En effet, le même alinéa 2 de l'article 6 prévoit que « à titre exceptionnel, les présidents visés dans cet alinéa sont immédiatement rééligibles » mais à la condition que le mandat en cours duquel il est mis fin n'ait pas fait immédiatement suite à un précédent mandat.

Ceci conduit à rendre non rééligibles sept présidents « déchus » sur vingt-huit : les présidents des universités de Montpellier III, Paris V, Paris XII, Pau, Tours, Toulon.

Et on ne voit nullement apparaître le motif de cette « sanction » supplémentaire infligée à ces sept présidents.
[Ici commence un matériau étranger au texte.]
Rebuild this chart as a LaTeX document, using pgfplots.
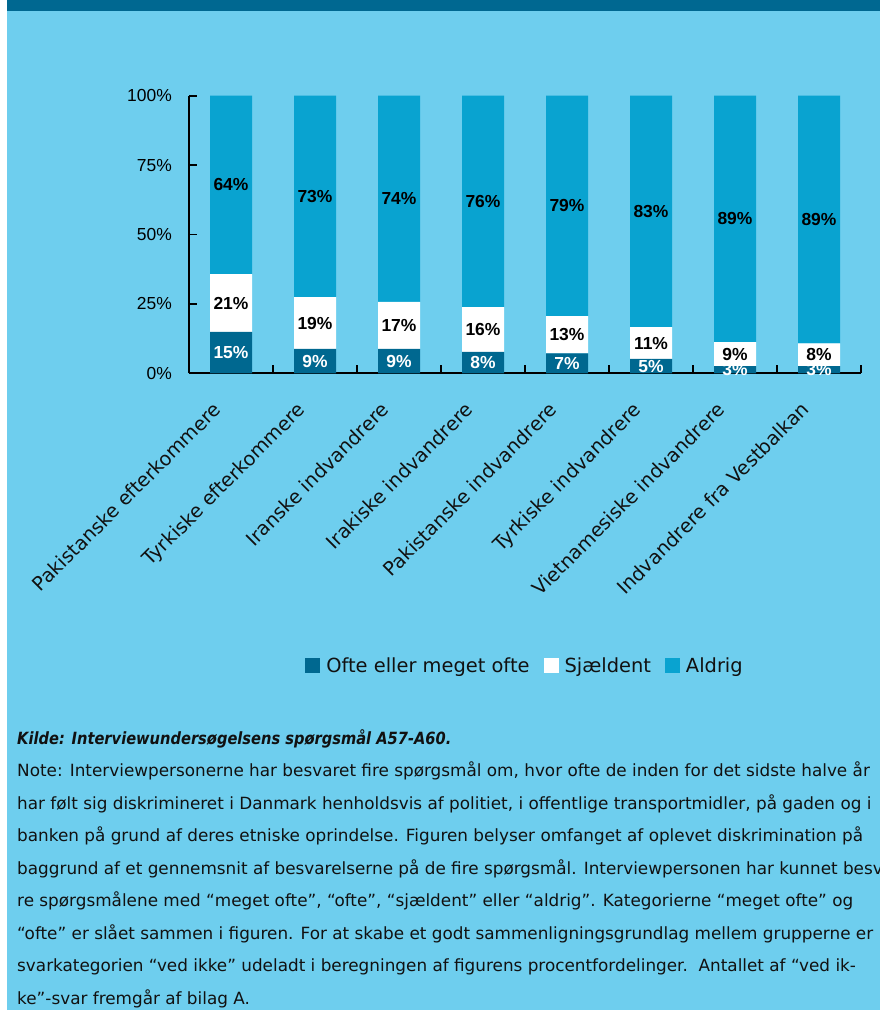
\documentclass[border=0pt]{standalone}
\usepackage{pgfplots}
\pgfplotsset{compat=1.18}
\usepackage{pgfplotstable}
\usepackage{fontspec}
\setmainfont{Liberation Sans}
\newfontfamily\tahoma{DejaVu Sans}
\newfontfamily\kildefont[FakeStretch=0.87]{DejaVu Sans}

\definecolor{bgblue}{HTML}{6ECEEE}
\definecolor{band}{HTML}{006891}
\definecolor{aldrig}{HTML}{09A3D0}
\definecolor{ofte}{HTML}{006890}
\definecolor{ink}{HTML}{111111}

% segment heights (labels show them rounded)
\pgfplotstableread{
x ofte sjaeldent aldrig
0 14.9 20.8 64.3
1 8.8  18.6 72.6
2 8.8  16.9 74.3
3 7.7  16.1 76.2
4 7.2  13.4 79.4
5 5.2  11.4 83.4
6 2.6  8.6  88.8
7 2.6  8.2  89.2
}\data

\pgfplotsset{
  /pgf/number format/assume math mode=true,
  sqleg/.style={legend image code/.code={\fill[##1] (0bp,-7.5bp) rectangle (15bp,7.5bp);}},
  seglabel/.style={
    point meta=explicit,
    nodes near coords={\pgfmathprintnumber[fixed,precision=0]{\pgfplotspointmeta}\%},
    every node near coord/.append style={anchor=center, font=\labfont, text=#1},
  },
}
\newcommand\labfont{\fontsize{17.5}{20}\selectfont\bfseries}

\begin{document}
\begin{tikzpicture}
\fill[bgblue] (0,0) rectangle (880bp,-1010bp);
\useasboundingbox (0,0) rectangle (880bp,-1010bp);
\fill[white] (0,0) rectangle (7bp,-1010bp);
\fill[band] (7bp,0) rectangle (880bp,-11bp);

\begin{axis}[
  at={(189bp,-373.3bp)}, anchor=south west,
  scale only axis, width=672bp, height=277.6bp,
  ybar stacked, bar width=42bp,
  xmin=-0.5, xmax=7.5, ymin=0, ymax=100,
  axis x line*=bottom, axis y line*=left,
  axis line style={line width=2.2bp, black, -},
  tick align=inside,
  tick style={line width=1.8bp, black},
  major tick length=8bp, minor tick length=8bp,
  xtick={0,...,7},
  major x tick style={draw=none},
  minor xtick={0.5,1.5,...,7.5},
  xticklabels={Pakistanske efterkommere, Tyrkiske efterkommere, Iranske indvandrere, Irakiske indvandrere, Pakistanske indvandrere, Tyrkiske indvandrere, Vietnamesiske indvandrere, Indvandrere fra Vestbalkan},
  xticklabel style={font=\tahoma\fontsize{19.4}{22}\selectfont, text=ink, xshift=-19bp, yshift=-27bp, rotate=45, anchor=north east, inner sep=0pt},
  ytick={0,25,50,75,100},
  yticklabel={\pgfmathprintnumber{\tick}\%},
  yticklabel style={font=\fontsize{17.5}{20}\selectfont, inner sep=0pt, xshift=-17bp},
  legend style={at={(0.5,-1.054)}, anchor=center, draw=none, fill=none,
    legend columns=-1, font=\tahoma\fontsize{19.5}{22}\selectfont, text=ink,
    /tikz/every odd column/.append style={column sep=4bp},
    /tikz/every even column/.append style={column sep=12bp}},
]
\addplot[fill=ofte, draw=none, sqleg, seglabel=white]
  table[x=x, y=ofte, meta=ofte] {\data};
\addplot[fill=white, draw=none, sqleg, seglabel=black]
  table[x=x, y=sjaeldent, meta=sjaeldent] {\data};
\addplot[fill=aldrig, draw=none, sqleg, seglabel=black]
  table[x=x, y=aldrig, meta=aldrig] {\data};
\legend{Ofte eller meget ofte, Sjældent, Aldrig}
\end{axis}

\begin{scope}[every node/.style={anchor=base west, inner sep=0pt, text=ink,
    font=\tahoma\fontsize{16.9}{20}\selectfont}]
\node at (17bp,-744bp) {\kildefont\bfseries\itshape Kilde: Interviewundersøgelsens spørgsmål A57-A60.};
\node at (17bp,-776.5bp) {Note: Interviewpersonerne har besvaret fire spørgsmål om, hvor ofte de inden for det sidste halve år};
\node at (17bp,-809bp) {har følt sig diskrimineret i Danmark henholdsvis af politiet, i offentlige transportmidler, på gaden og i};
\node at (17bp,-841.5bp) {banken på grund af deres etniske oprindelse. Figuren belyser omfanget af oplevet diskrimination på};
\node at (17bp,-874bp) {baggrund af et gennemsnit af besvarelserne på de fire spørgsmål. Interviewpersonen har kunnet besva-};
\node at (17bp,-906.5bp) {re spørgsmålene med “meget ofte”, “ofte”, “sjældent” eller “aldrig”. Kategorierne “meget ofte” og};
\node at (17bp,-939bp) {“ofte” er slået sammen i figuren. For at skabe et godt sammenligningsgrundlag mellem grupperne er};
\node at (17bp,-971.5bp) {svarkategorien “ved ikke” udeladt i beregningen af figurens procentfordelinger.\ \ Antallet af “ved ik-};
\node at (17bp,-1004bp) {ke”-svar fremgår af bilag A.};
\end{scope}
\end{tikzpicture}
\end{document}
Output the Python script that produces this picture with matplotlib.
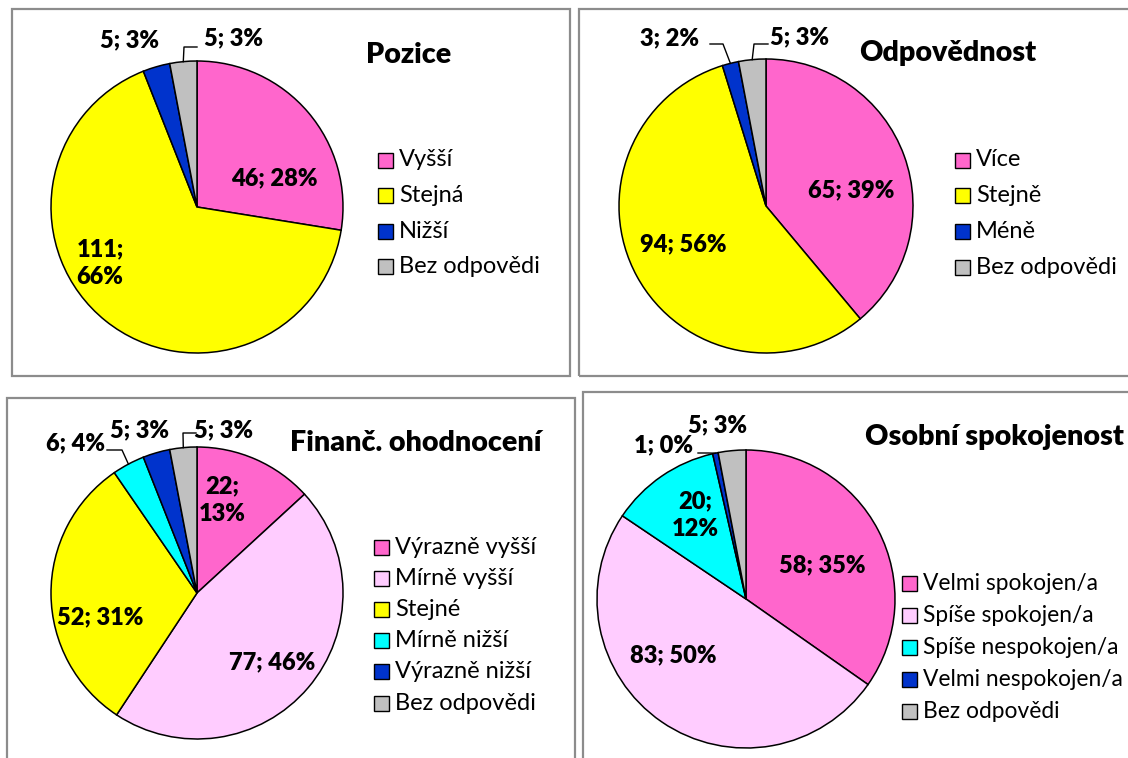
import numpy as np
import matplotlib
matplotlib.use("Agg")
import matplotlib.pyplot as plt
from matplotlib.patches import Rectangle

plt.rcParams['font.family'] = ['Lato', 'DejaVu Sans']

W, H = 1128, 758

# ---------------- data ----------------
poz_names = ["Vyšší", "Stejná", "Nižší", "Bez odpovědi"]
poz_vals = [46, 111, 5, 5]
poz_labels = ["46; 28%", "111;\n66%", "5; 3%", "5; 3%"]

odp_names = ["Více", "Stejně", "Méně", "Bez odpovědi"]
odp_vals = [65, 94, 3, 5]
odp_labels = ["65; 39%", "94; 56%", "3; 2%", "5; 3%"]

fin_names = ["Výrazně vyšší", "Mírně vyšší", "Stejné", "Mírně nižší", "Výrazně nižší", "Bez odpovědi"]
fin_vals = [22, 77, 52, 6, 5, 5]
fin_labels = ["22;\n13%", "77; 46%", "52; 31%", "6; 4%", "5; 3%", "5; 3%"]

oso_names = ["Velmi spokojen/a", "Spíše spokojen/a", "Spíše nespokojen/a", "Velmi nespokojen/a", "Bez odpovědi"]
oso_vals = [58, 83, 20, 1, 5]
oso_labels = ["58; 35%", "83; 50%", "20;\n12%", "1; 0%", "5; 3%"]

PINK, YEL, BLUE, GRAY, LPINK, CYAN = "#FF66CC", "#FFFF00", "#0033CC", "#C0C0C0", "#FFCCFF", "#00FFFF"

# ---------------- layout (pixel coords, y from top) ----------------
panels = [
    dict(title="Pozice", names=poz_names, vals=poz_vals, labels=poz_labels,
         colors=[PINK, YEL, BLUE, GRAY],
         box=(12, 9, 570, 376), center=(197, 207), r=146, title_pos=(409, 55),
         lab_pos=[(274, 178), (100, 263), (129, 40), (233, 38)],
         leaders={3: (184, 47, 197)},
         leg=(378, 160, 35.5), leg_fs=17),
    dict(title="Odpovědnost", names=odp_names, vals=odp_vals, labels=odp_labels,
         colors=[PINK, YEL, BLUE, GRAY],
         box=(579, 9, 1140, 376), center=(766, 206), r=147, title_pos=(948, 53),
         lab_pos=[(851, 190), (683, 244), (670, 38), (800, 37)],
         leaders={2: (723, 44, 710), 3: (754, 44, 768)},
         leg=(955, 160, 35.8), leg_fs=17),
    dict(title="Finanč. ohodnocení", names=fin_names, vals=fin_vals, labels=fin_labels,
         colors=[PINK, LPINK, YEL, CYAN, BLUE, GRAY],
         box=(7, 398, 575, 770), center=(197, 593), r=146, title_pos=(416, 443),
         lab_pos=[(222, 500), (272, 662), (100, 617), (75, 443), (140, 430), (224, 430)],
         leaders={3: (122, 450, 107), 5: (183, 433, 196)},
         leg=(374, 547, 31.2), leg_fs=17),
    dict(title="Osobní spokojenost", names=oso_names, vals=oso_vals, labels=oso_labels,
         colors=[PINK, LPINK, CYAN, BLUE, GRAY],
         box=(583, 392, 1140, 770), center=(746, 599), r=149, title_pos=(994, 437),
         lab_pos=[(822, 565), (673, 655), (695, 515), (664, 445), (718, 425)],
         leaders={3: (708, 453, 698)},
         leg=(902, 583, 32.2), leg_fs=16.4),
]

fig = plt.figure(figsize=(W / 100, H / 100), dpi=100)
ax = fig.add_axes([0, 0, 1, 1])


def P(x, y):
    return x, H - y


for p in panels:
    x0, y0, x1, y1 = p["box"]
    ax.add_patch(Rectangle(P(x0, y1), x1 - x0, y1 - y0, fill=False,
                           edgecolor="#8c8c8c", lw=1.6, zorder=0))
    cx, cy = P(*p["center"])
    wedges, _ = ax.pie(p["vals"], colors=p["colors"], startangle=90, counterclock=False,
                       center=(cx, cy), radius=p["r"],
                       wedgeprops=dict(edgecolor="black", linewidth=1.1))
    for i, (lab, (lx, ly)) in enumerate(zip(p["labels"], p["lab_pos"])):
        ax.text(*P(lx, ly), lab, ha="center", va="center", fontsize=17,
                fontweight="heavy", linespacing=1.3, zorder=5)
        if i in p["leaders"]:
            w = wedges[i]
            mid = np.deg2rad((w.theta1 + w.theta2) / 2)
            ex, ey = cx + p["r"] * np.cos(mid), cy + p["r"] * np.sin(mid)
            kx, ky, tx = p["leaders"][i]
            kx, ky = P(kx, ky)
            tx, _ = P(tx, 0)
            ax.plot([ex, kx, tx], [ey, ky, ky], color="black", lw=1.0, zorder=4)
    ax.text(*P(*p["title_pos"]), p["title"], ha="center", va="center",
            fontsize=20.6, fontweight="heavy")
    lx, ly, step = p["leg"]
    for j, (nm, col) in enumerate(zip(p["names"], p["colors"])):
        yy = ly + j * step
        sx, sy = P(lx, yy + 7.5)
        ax.add_patch(Rectangle((sx, sy), 15, 15, facecolor=col, edgecolor="black", lw=1.0))
        ax.text(*P(lx + 21, yy), nm, ha="left", va="center", fontsize=p["leg_fs"])

ax.set_xlim(0, W)
ax.set_ylim(0, H)
ax.set_aspect("auto")
ax.axis("off")
fig.savefig("out.png", dpi=100)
II apparaît anormal, alors que la loi qui les a mis en situation est abrogée, que l'on puisse en tirer argument pour interdire à ces sept présidents de se représenter.

V. L'article 14, avant-dernier alinéa, de la loi du 12 novembre 1968 prévoyait, dans sa rédaction initiale, que si les étudiants étrangers régulièrement inscrits étaient électeurs pour les élections universitaires, n'étaient éligibles que « les étudiants étrangers ressortissant de pays avec lesquels existent des accords de réciprocité ».

La loi votée fait disparaître cette condition de réciprocité de sorte que des étudiants étrangers pourront être élus membres des conseils alors que des étudiants français ne seraient pas éligibles dans les universités des pays auxquels les étudiants étrangers ressortissent.

Si le texte initial de la loi de 1968 avait prévu la clause de réciprocité pour l'exercice par des étrangers d'une fonction publique, c'est parce qu'il avait respecté la règle constitutionnelle de réciprocité en matière d'application des traités telle qu'elle est affirmée par l'article 55 de la Constitution. On remarquera qu'il ne s'agit pas ici de demander au Conseil constitutionnel de se prononcer sur la conformité de la loi à un traité, mais de statuer sur la conformité d'une loi à règle constitutionnelle relative aux relations internationales en déclarant non conforme la disposition précitée.

Par ces motifs et tous autres à soulever d'office par le Conseil constitutionnel.

Les députés soussignés demandent au Conseil de déclarer la loi susvisée contraire à la Constitution.